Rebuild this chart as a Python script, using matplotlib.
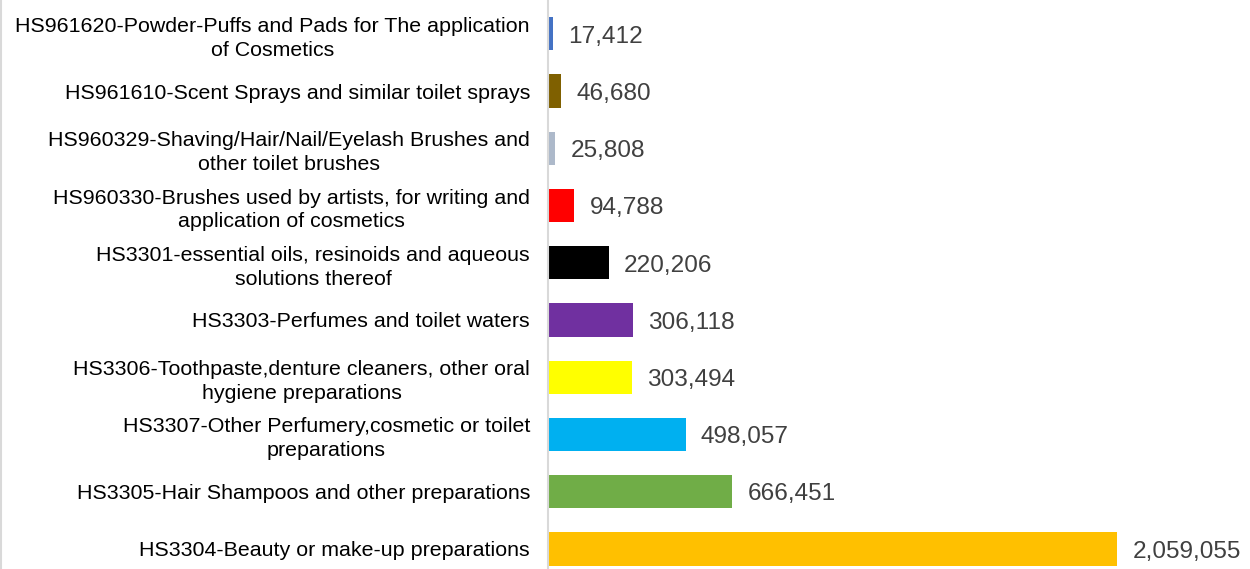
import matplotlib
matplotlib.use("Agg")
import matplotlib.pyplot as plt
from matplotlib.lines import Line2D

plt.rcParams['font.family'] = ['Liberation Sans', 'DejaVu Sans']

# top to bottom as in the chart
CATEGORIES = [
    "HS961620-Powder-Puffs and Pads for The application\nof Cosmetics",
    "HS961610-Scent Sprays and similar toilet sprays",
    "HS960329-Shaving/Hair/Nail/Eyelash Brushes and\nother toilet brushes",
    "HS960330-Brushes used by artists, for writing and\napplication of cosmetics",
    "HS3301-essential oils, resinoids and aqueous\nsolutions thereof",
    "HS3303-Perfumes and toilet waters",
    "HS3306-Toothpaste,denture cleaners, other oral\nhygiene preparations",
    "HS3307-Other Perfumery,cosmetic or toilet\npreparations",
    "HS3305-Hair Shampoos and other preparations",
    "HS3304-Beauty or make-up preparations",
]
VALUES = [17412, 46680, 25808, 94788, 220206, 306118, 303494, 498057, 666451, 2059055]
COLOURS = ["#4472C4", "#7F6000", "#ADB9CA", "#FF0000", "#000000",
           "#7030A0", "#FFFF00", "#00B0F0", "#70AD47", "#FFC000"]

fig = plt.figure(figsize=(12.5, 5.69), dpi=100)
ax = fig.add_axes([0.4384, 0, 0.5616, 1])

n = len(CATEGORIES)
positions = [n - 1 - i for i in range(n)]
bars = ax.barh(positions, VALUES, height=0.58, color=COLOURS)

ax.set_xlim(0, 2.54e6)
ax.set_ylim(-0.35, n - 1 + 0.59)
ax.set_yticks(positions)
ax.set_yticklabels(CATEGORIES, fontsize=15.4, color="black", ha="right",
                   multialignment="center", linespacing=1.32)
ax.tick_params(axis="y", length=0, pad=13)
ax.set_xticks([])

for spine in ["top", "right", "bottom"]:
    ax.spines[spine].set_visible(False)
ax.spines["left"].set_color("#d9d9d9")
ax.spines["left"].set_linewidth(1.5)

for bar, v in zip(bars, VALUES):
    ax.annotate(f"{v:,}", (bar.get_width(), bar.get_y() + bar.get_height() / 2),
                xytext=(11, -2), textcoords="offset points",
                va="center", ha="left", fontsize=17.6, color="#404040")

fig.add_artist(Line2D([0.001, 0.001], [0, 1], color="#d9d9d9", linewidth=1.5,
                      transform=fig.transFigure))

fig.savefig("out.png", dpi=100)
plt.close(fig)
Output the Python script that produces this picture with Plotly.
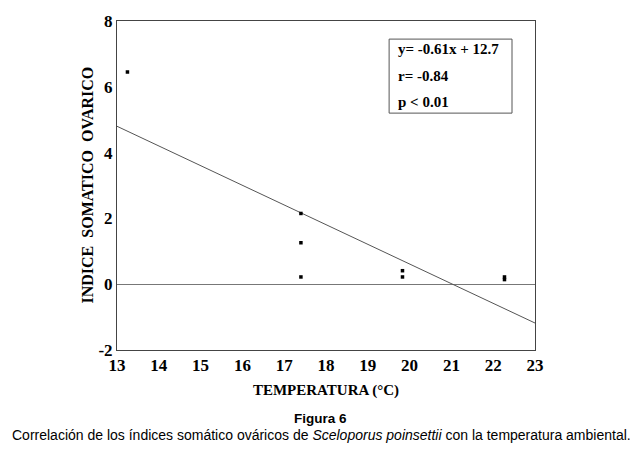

- Your goal -
Reproduce, word for word, every line from the start of the records down to and including the line with "plt.rcParams['font.family'] = ['Liberation"; skip the pictures.

- Response to the task -
Rebuild this chart as a Python script, using matplotlib.
import matplotlib
matplotlib.use("Agg")
import matplotlib.pyplot as plt
from matplotlib.lines import Line2D

plt.rcParams['font.family'] = ['Liberation Sans', 'DejaVu Sans']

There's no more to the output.